Un baile último (en todos los sentidos de la palabra: un último baile, un baile final, con el que finaliza la obra que recorre la vida en España los últimos cincuenta años) testimonia que no nos hemos alejado demasiado de un escenario (trágico).
No, no se trata de revivir el barroco. Al contrario de lo que Shakespeare afirmaba, y de lo que se creía -o se aceptaba- a finales del siglo XVI y el siglo XVII, el mundo no es únicamente un escenario de teatro (ni una tómbola). Y la vida no "es una sombre deambulante", ni "es una comediante, que aparece en escena por el tiempo preasignado, actúa, luego se va, y enmudece para siempre", como Macbeth reconoce amarga o lúcidamente. O no es solo eso. Los personajes tienen su propio espacio; quienes se juntan en la pensión ante el único televisor de la finca afirman que van a regresar a sus casas. Pero no lo hacen. Nos hallamos incluso con unas figuras que tratan de convertir un espacio público, una taverna, en un espacio prívado, por un momento, un lugar para una comida para dos personas que se aprecian.
El problema no reside en la falta de espacios personales, ni en la confusión entre lo público y lo privado, sino en el rechazo del espacio propio, del "hogar". Todos los figurantes se sientan, como si no quisieran ser desplazados, en un "plató" televisivo, en la hierba de un patio universitario, en el comedor de una pensión. Los únicos que tratan de escapar de esta huida -pues de huida se trata- del hogar son los personajes del último acto. ¿Cómo acaban?

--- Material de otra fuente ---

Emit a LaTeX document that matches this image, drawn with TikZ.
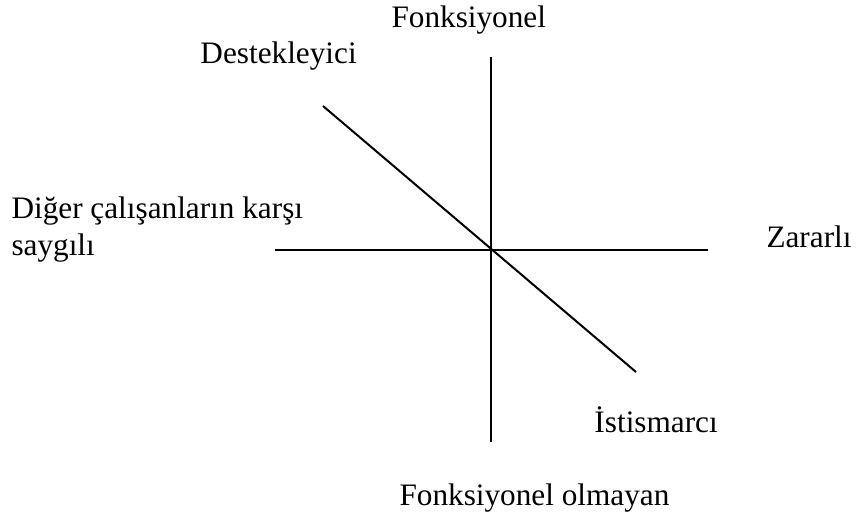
\documentclass[tikz,border=0pt]{standalone}
\usepackage{fontspec}
\setmainfont{Liberation Serif}
\begin{document}
\begin{tikzpicture}[x=0.4pt,y=-0.4pt,
  axis/.style={line width=0.8pt, black},
  lbl/.style={anchor=base west, inner sep=0pt, font=\fontsize{12.5pt}{15pt}\selectfont}]
\useasboundingbox[fill=white] (0,0) rectangle (856,521);
\coordinate (vt) at (491.5,57);
\coordinate (vb) at (491.5,442);
\coordinate (hl) at (275,250);
\coordinate (hr) at (708,250);
\coordinate (dt) at (323,106);
\coordinate (db) at (636,372);
\draw[axis] (vt) -- (vb);
\draw[axis] (hl) -- (hr);
\draw[axis] (dt) -- (db);
\node[lbl] (f) at (391,27) {Fonksiyonel};
\node[lbl] (d) at (200,63) {Destekleyici};
\node[lbl] (o1) at (11,218) {Diğer çalışanların karşı};
\node[lbl] (o2) at (11,255) {saygılı};
\node[lbl] (z) at (766,247) {Zararlı};
\node[lbl] (i) at (594,432) {İstismarcı};
\node[lbl] (fo) at (399,505) {Fonksiyonel olmayan};
\end{tikzpicture}
\end{document}
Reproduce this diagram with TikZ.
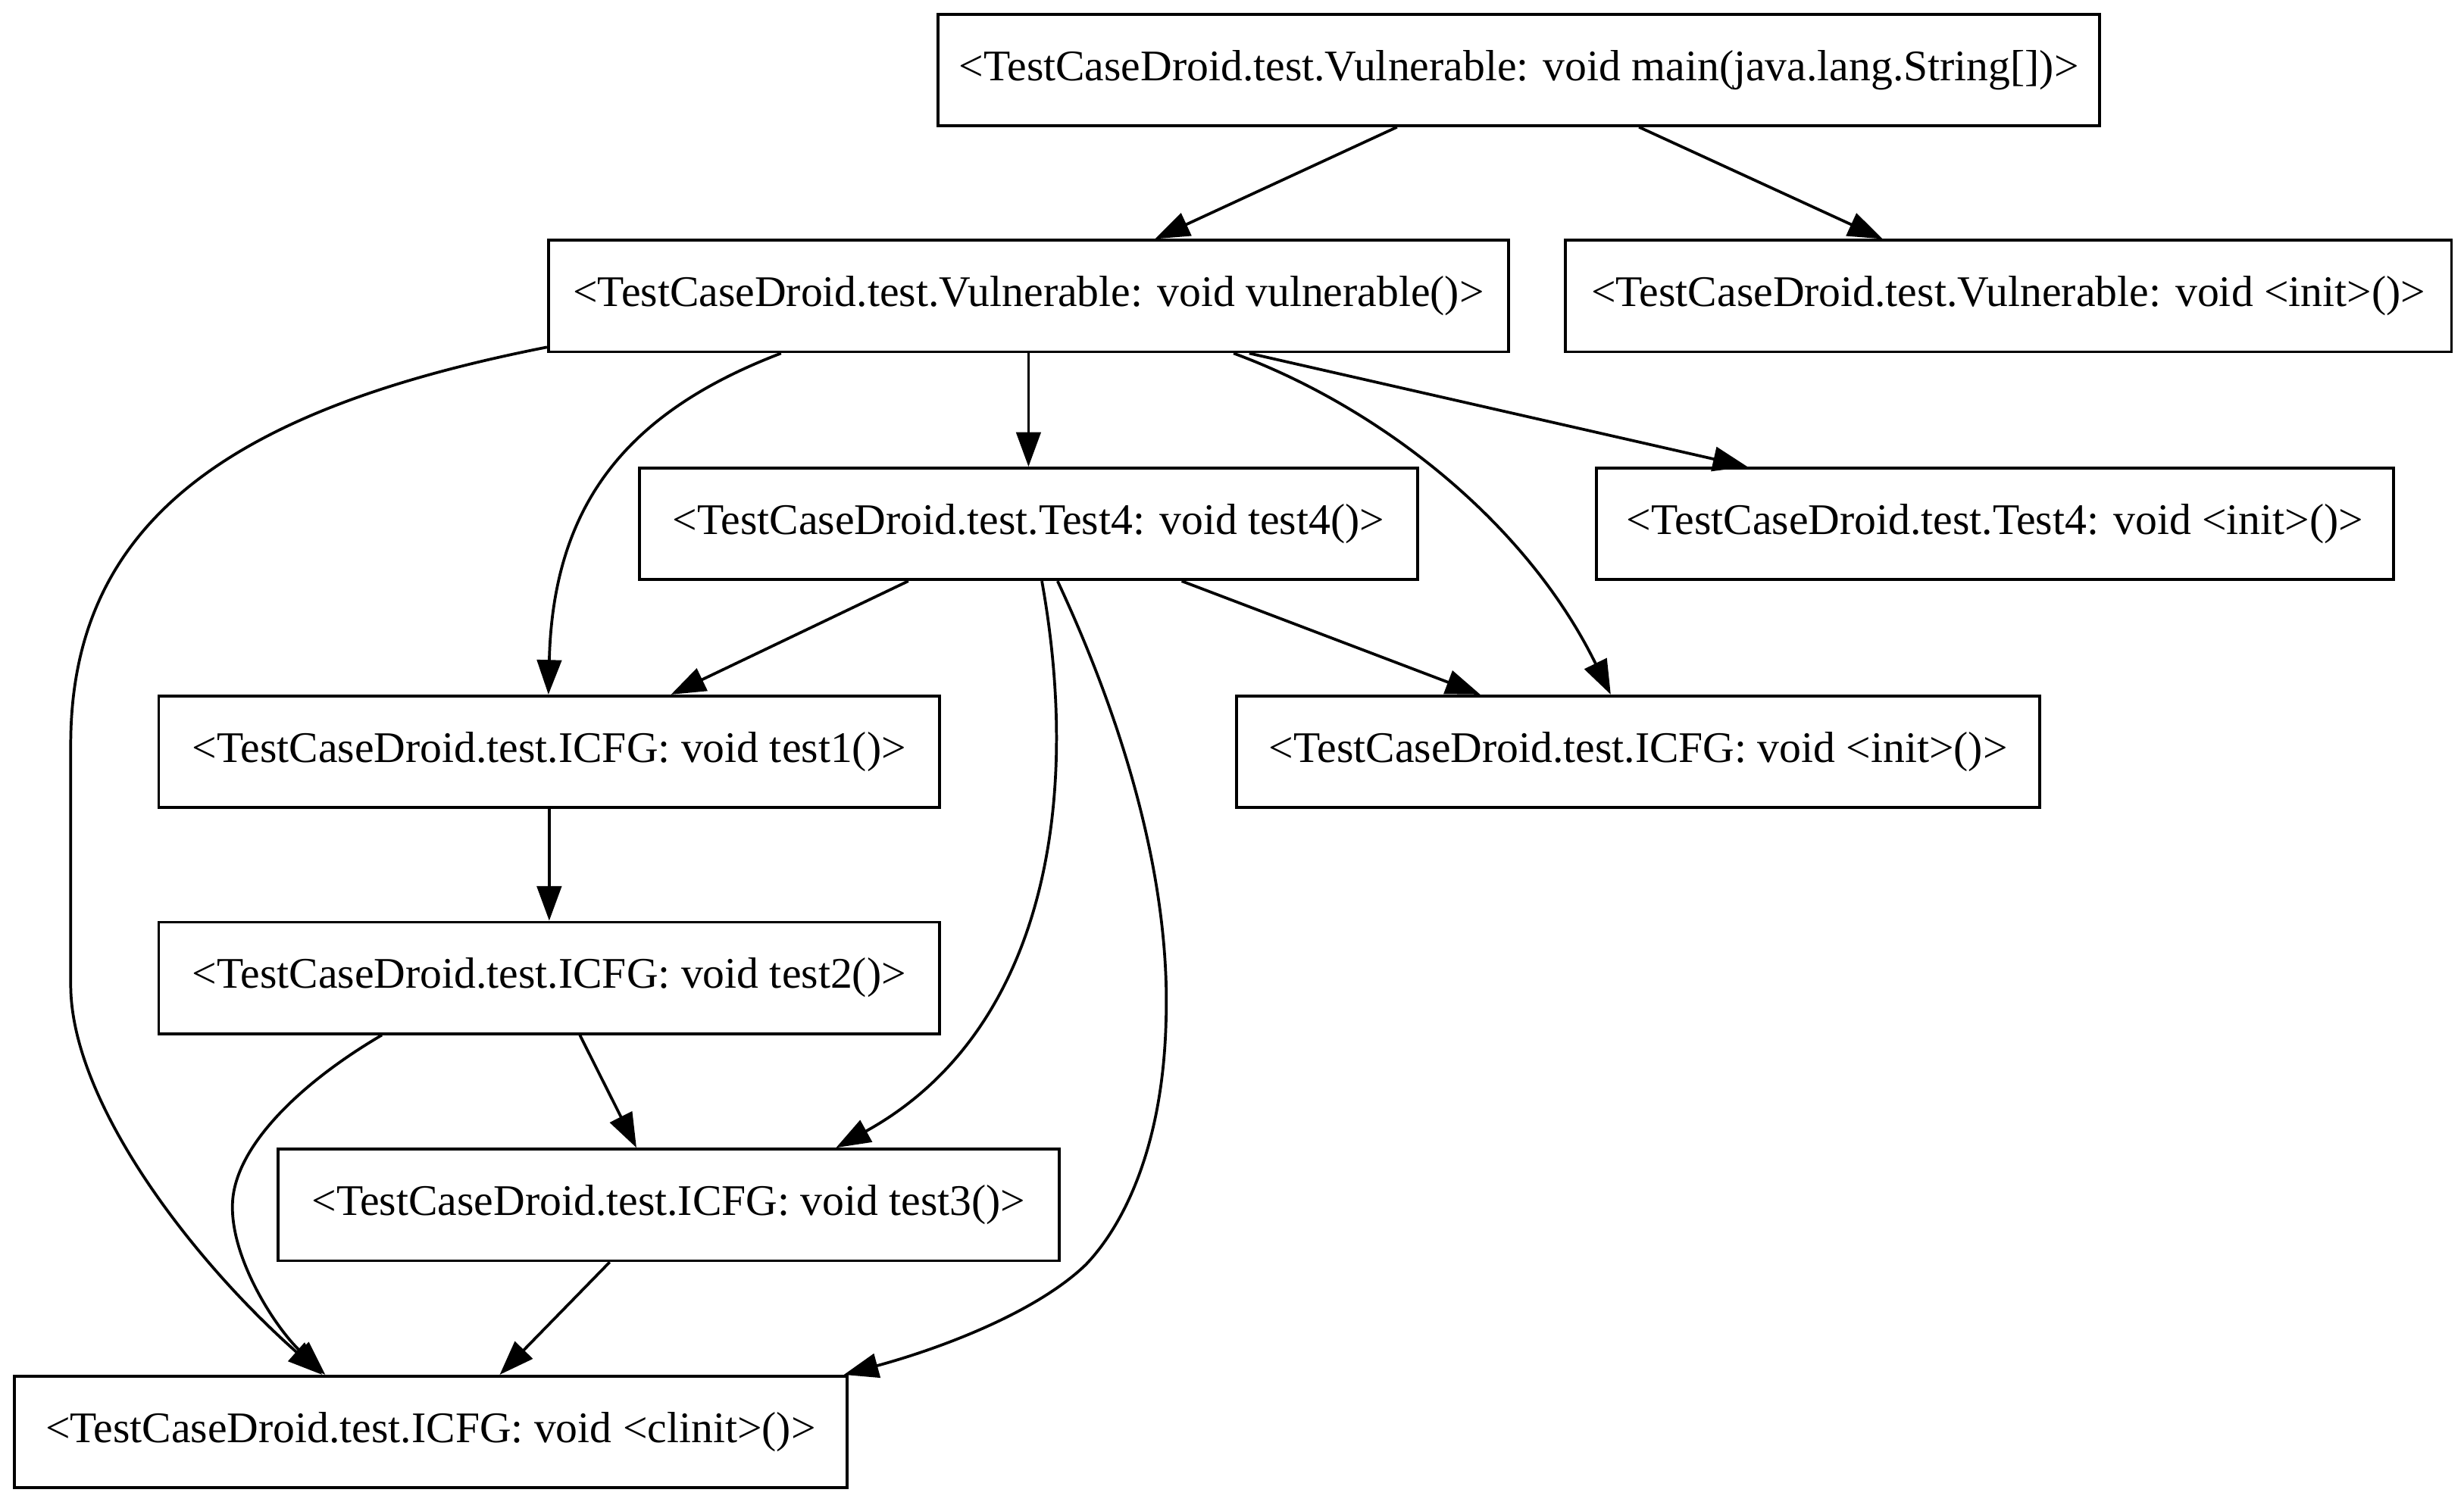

Como revela magistralmente Dictadura-Transición-Democracia, el gran problema que asola el tránsito de la sociedad española a la modernidad (el tránsito de cualquier sociedad a la modernidad), es su incapacidad por aceptar un espacio propio. Se rehuye los lugares de encuentro con uno mismo, los espacios personales donde refugiarnos. Antropólogos han destacado la invasión de los llamados no-lugares. Pero se trataría del rechazo a los lugares verdaderos, es decir propios (con todos sus defectos y virtudes, y, desde luego, carentes de las luces y los focos que asaetan los escenarios, que deslumbran). La casa se convierte en un lugar indeseado. La soledad es temida. Se asocia al abandono. Provoca pavor. Se necesita estar siempre como en un escenario, donde no se tenga que pensar, siempre pendientes de lo que se escenifica para nosotros, convertidos en permanentes espectadores.
La incapacidad por reconocer y asumir nuestro lugar en el mundo, por aceptar que los humanos somos seres arraigados, atados a un lugar, marca al hombre moderno. Y quienes se aferran todavía a un espacio de intimidad se ven reducidos, como unos seres de otro tiempo.
La relación del hombre con su espacio, es decir, lo que convierte a una sombra errante en un humano -humano porque hallaa su lugar en el mundo-, este es el tema que magistralmente, los autores, en especial Nao Albert y Marcel Borràs, tratan e interpretan en la desasosegante obra Dictadura-Transición-Democracia: el abandono, la renuncia, el rechazo del espacio propio en favor de la nada. El rechazo de lo que nos hace humanos. Solo queda entonces la violencia. O la indiferencia. Sin duda, lo mismo.
Agradezco a Marcel Borràs su espléndida y lúcida conferencia en la clase de estética de la Escuela de Arquitectura de Barcelona, en la que expuso la visión del mundo que alienta esta última obra que ha escrito y que interpreta.